Supplied records →
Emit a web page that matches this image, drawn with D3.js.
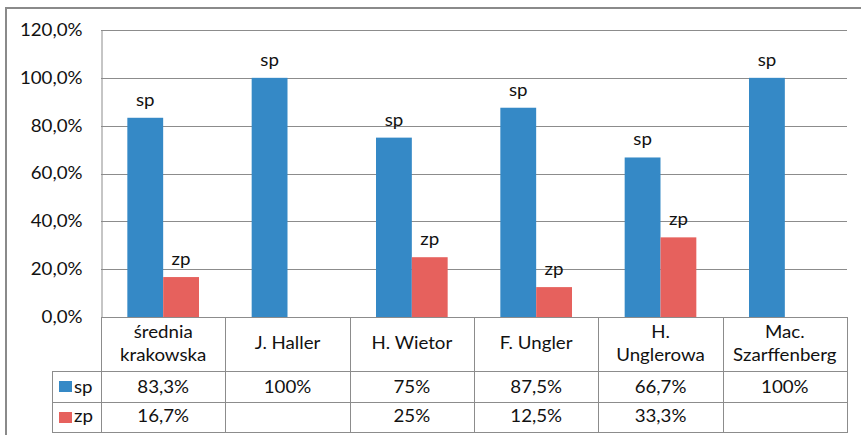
<!DOCTYPE html>
<html>
<head>
<meta charset="utf-8">
<script src="https://cdn.jsdelivr.net/npm/d3@7"></script>
<style>
  html, body { margin: 0; padding: 0; background: #fff; }
  svg { display: block; }
  text { font-family: Lato, "Open Sans", sans-serif; fill: #111; }
</style>
</head>
<body>
<svg id="chart" width="861" height="435"></svg>
<script>
// ---- data ----
const categories = [
  ["średnia", "krakowska"],
  ["J. Haller"],
  ["H. Wietor"],
  ["F. Ungler"],
  ["H.", "Unglerowa"],
  ["Mac.", "Szarffenberg"]
];
const seriesNames = ["sp", "zp"];
const spValues = [0.833, 1.0, 0.75, 0.875, 0.667, 1.0];
const zpValues = [0.167, null, 0.25, 0.125, 0.333, null];
const yTicks = [0, 0.2, 0.4, 0.6, 0.8, 1.0, 1.2];
const seriesColors = ["#3589C6", "#E6615D"];

// ---- layout ----
const W = 861, H = 435;
const plot = { left: 101, right: 847, top: 30, bottom: 317 };
const table = { left: 52, headerBottom: 371, row1Bottom: 402, row2Bottom: 432 };
const FS = 17;
const SX = 1.1; // horizontal stretch of the glyphs as seen in the reference

const locale = d3.formatLocale({ decimal: ",", thousands: " ", grouping: [3], currency: ["", " zł"] });
const tickFmt = locale.format(".1%");
const cellFmt = v => v == null ? "" : tickFmt(v).replace(",0%", "%");

const svg = d3.select("#chart");

function addText(parent, tx, ty, str, anchor) {
  return parent.append("text")
    .attr("transform", `translate(${tx},${ty}) scale(${SX},1)`)
    .attr("text-anchor", anchor || "middle")
    .attr("font-size", FS)
    .text(str);
}

// outer frame (cropped at right/bottom)
svg.append("path")
  .attr("d", `M6,${H + 2} L6,8 L${W + 2},8`)
  .attr("fill", "none").attr("stroke", "#8a8a8a").attr("stroke-width", 2);

const x = d3.scaleBand().domain(d3.range(categories.length)).range([plot.left, plot.right]).padding(0);
const xs = d3.scaleBand().domain(seriesNames).range([0, x.bandwidth()]).paddingInner(0).paddingOuter(0.735);
const y = d3.scaleLinear().domain([0, 1.2]).range([plot.bottom, plot.top]);

// gridlines
svg.append("g").selectAll("line").data(yTicks.filter(t => t > 0)).join("line")
  .attr("x1", plot.left).attr("x2", plot.right)
  .attr("y1", d => Math.round(y(d)) + 0.5).attr("y2", d => Math.round(y(d)) + 0.5)
  .attr("stroke", "#8c8c8c").attr("stroke-width", 1);

// y axis via d3.axisLeft
const yAxis = svg.append("g").attr("transform", `translate(${plot.left + 0.5},0)`)
  .call(d3.axisLeft(y).tickValues(yTicks).tickFormat(tickFmt).tickSize(0).tickPadding(19));
yAxis.select(".domain").attr("stroke", "#8c8c8c");
yAxis.selectAll(".tick text")
  .attr("font-size", FS).attr("font-family", "Lato").attr("fill", "#111")
  .attr("transform", function () {
    const xx = +d3.select(this).attr("x");
    d3.select(this).attr("x", 0);
    return `translate(${xx},0) scale(${SX},1)`;
  });

// bars
const seriesData = [spValues, zpValues];
seriesData.forEach((vals, si) => {
  const name = seriesNames[si];
  const g = svg.append("g");
  const data = vals.map((v, i) => ({ i, v })).filter(d => d.v != null);
  g.selectAll("rect").data(data).join("rect")
    .attr("x", d => x(d.i) + xs(name))
    .attr("width", xs.bandwidth())
    .attr("y", d => y(d.v))
    .attr("height", d => y(0) - y(d.v))
    .attr("fill", seriesColors[si]);
  data.forEach(d => addText(g, x(d.i) + xs(name) + xs.bandwidth() / 2, y(d.v) - 12, name));
});

// x axis line / table
const grid = svg.append("g").attr("stroke", "#8c8c8c").attr("stroke-width", 1).attr("fill", "none");
const hl = (yy, x1, x2) => grid.append("line").attr("x1", x1).attr("x2", x2).attr("y1", yy + 0.5).attr("y2", yy + 0.5);
const vl = (xx, y1, y2) => grid.append("line").attr("x1", xx + 0.5).attr("x2", xx + 0.5).attr("y1", y1).attr("y2", y2);
hl(plot.bottom, plot.left, plot.right + 1);
hl(table.headerBottom, table.left, plot.right + 1);
hl(table.row1Bottom, table.left, plot.right + 1);
hl(table.row2Bottom, table.left, plot.right + 1);
vl(table.left, table.headerBottom, table.row2Bottom + 1);
vl(plot.left, plot.bottom, table.row2Bottom + 1);
d3.range(1, categories.length + 1).forEach(i => {
  const xx = i < categories.length ? Math.round(x(i)) : plot.right;
  vl(xx, plot.bottom, table.row2Bottom + 1);
});

// header labels
const headerMid = 349.5, lineGap = 23.5;
categories.forEach((lines, i) => {
  const t = svg.append("text")
    .attr("transform", `translate(${x(i) + x.bandwidth() / 2},0) scale(${SX},1)`)
    .attr("text-anchor", "middle").attr("font-size", FS);
  lines.forEach((ln, k) => {
    t.append("tspan")
      .attr("x", 0)
      .attr("y", headerMid + (k - (lines.length - 1) / 2) * lineGap)
      .text(ln);
  });
});

// table rows
const rowBaselines = [392.5, 421.5];
const rowTops = [table.headerBottom, table.row1Bottom];
seriesData.forEach((vals, si) => {
  svg.append("rect")
    .attr("x", 59).attr("y", rowTops[si] + 10)
    .attr("width", 13).attr("height", 11)
    .attr("fill", seriesColors[si]);
  addText(svg, 74, rowBaselines[si], seriesNames[si], "start");
  const g = svg.append("g");
  vals.forEach((v, i) => addText(g, x(i) + x.bandwidth() / 2, rowBaselines[si], cellFmt(v)));
});
</script>
</body>
</html>
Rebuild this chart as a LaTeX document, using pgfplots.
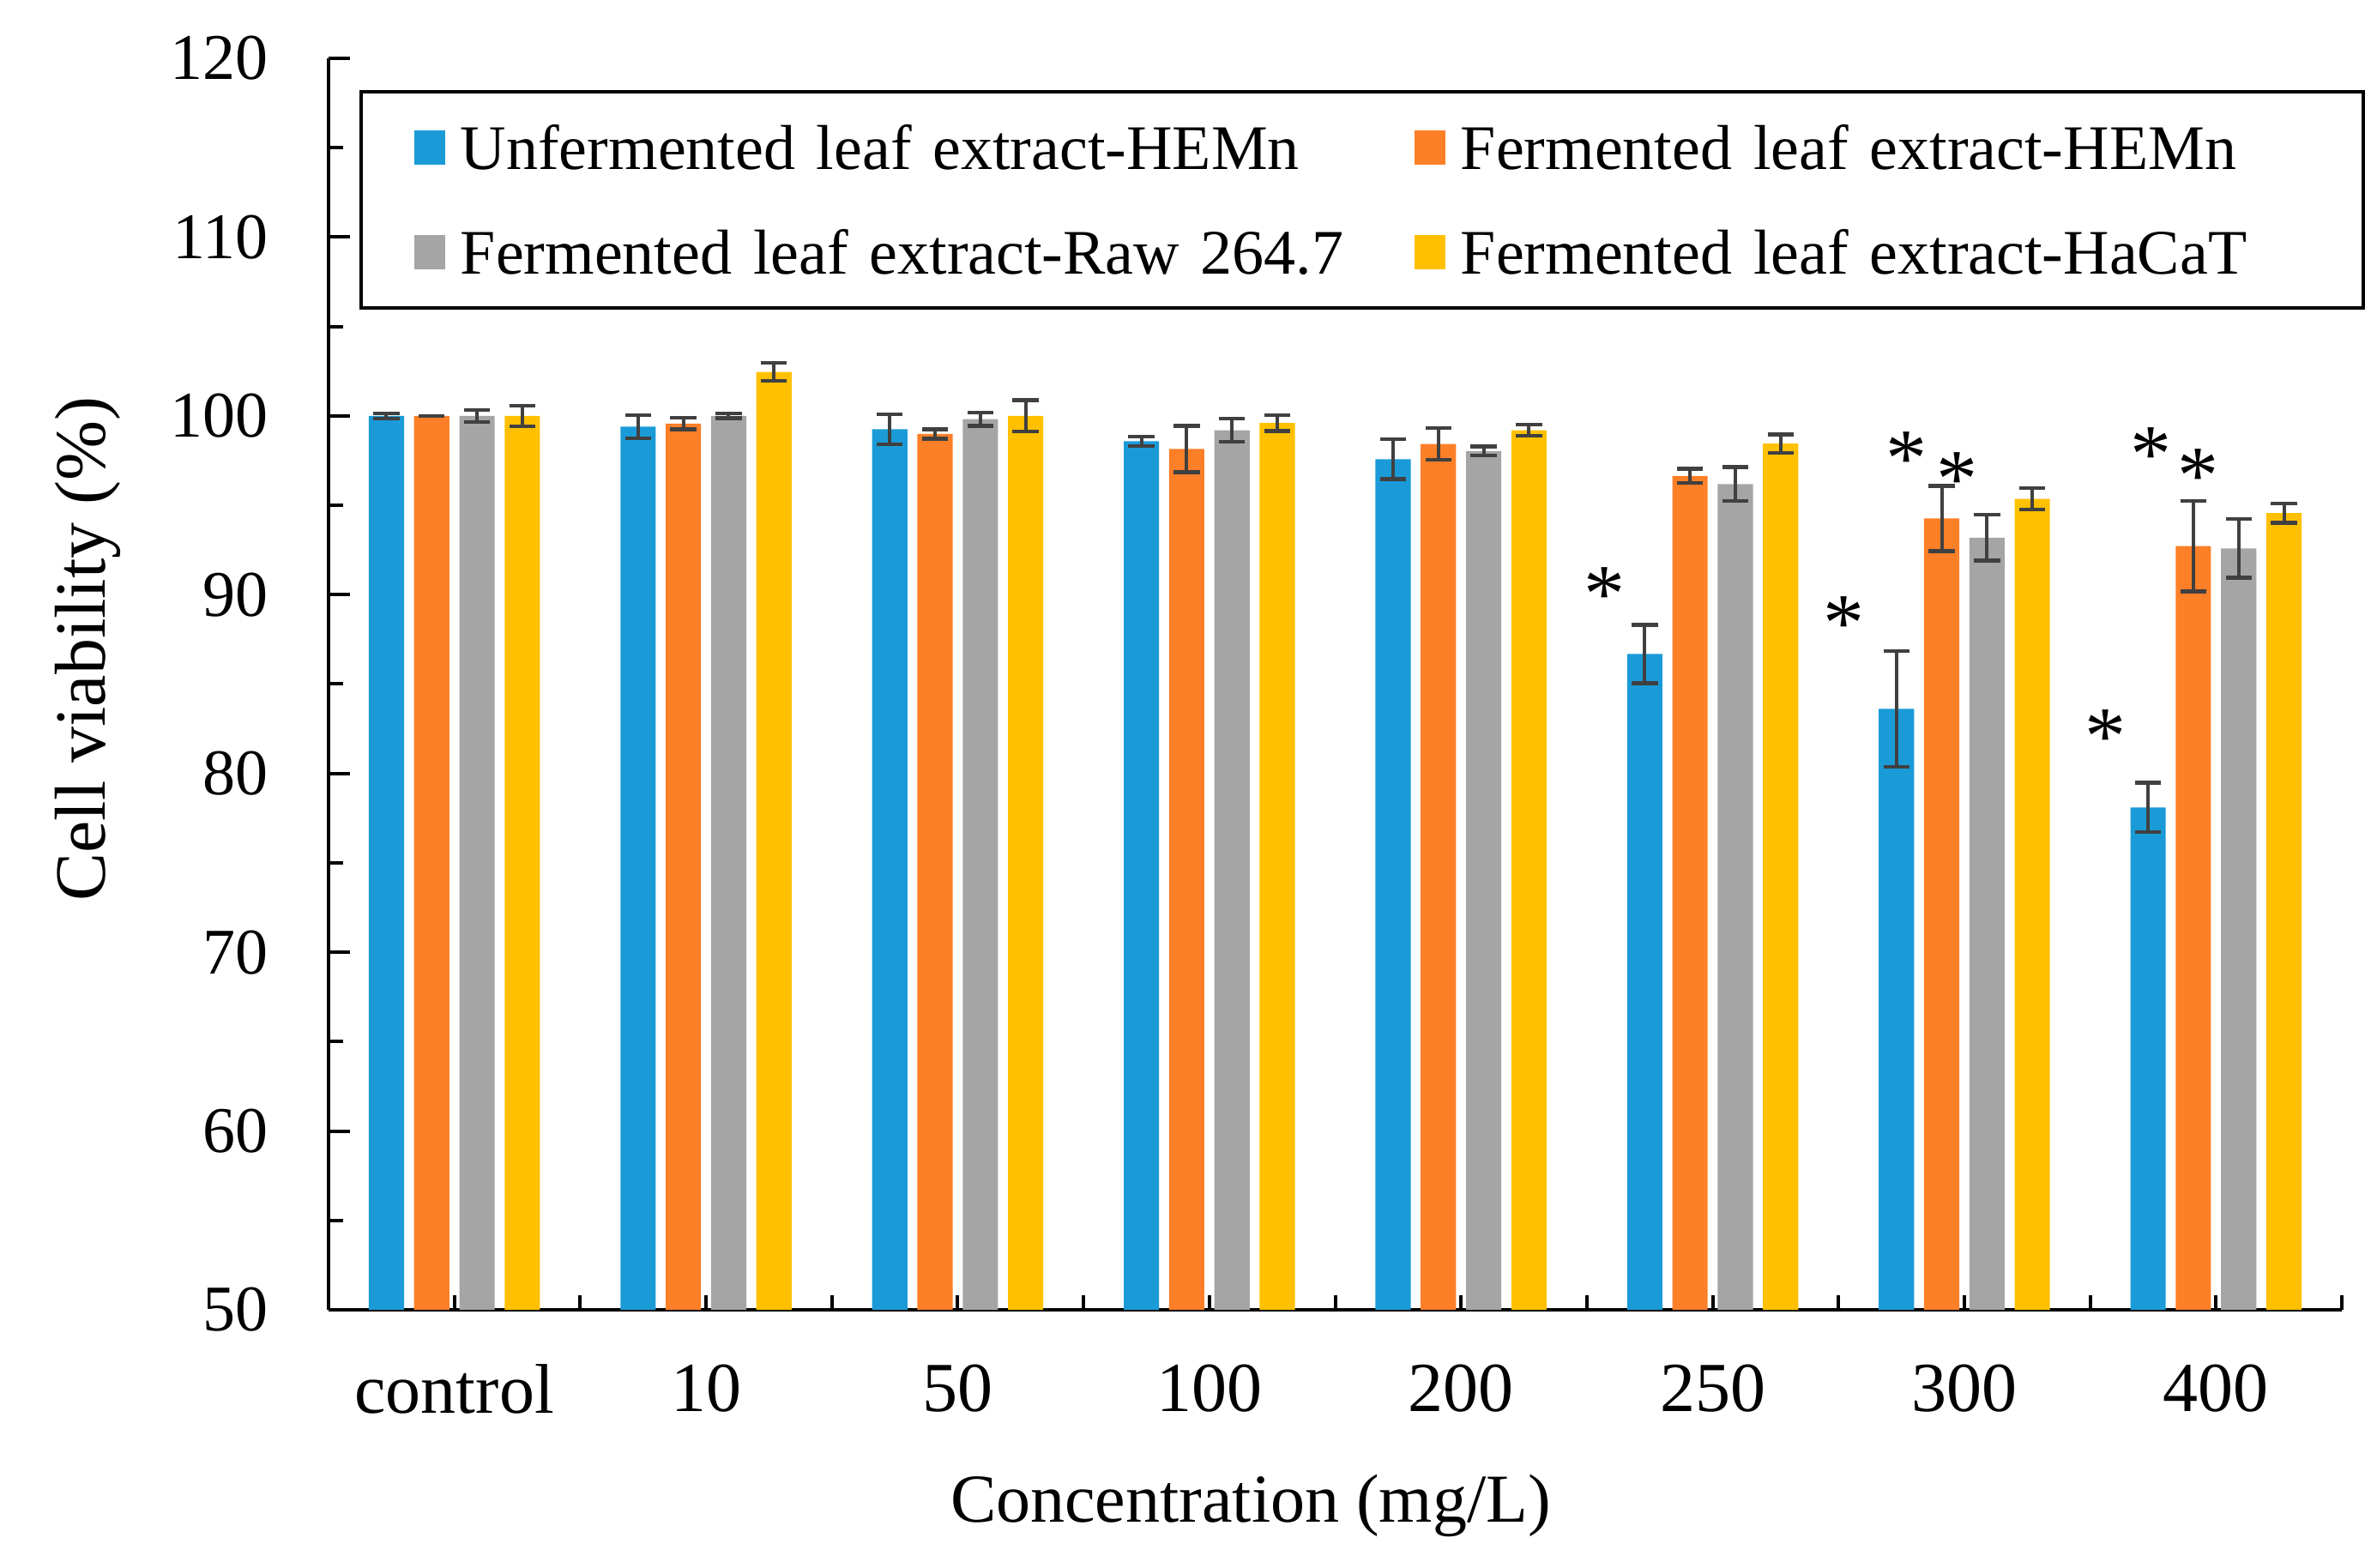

Work to be completed → Gather every line containing the word "this" and copy it.

Reply to the task →
Emit a web page that matches this image, drawn with D3.js.
    const xx = +d3.select(this).attr("x");
    d3.select(this).attr("x", 0);
Rebuild this chart as a LaTeX document, using pgfplots.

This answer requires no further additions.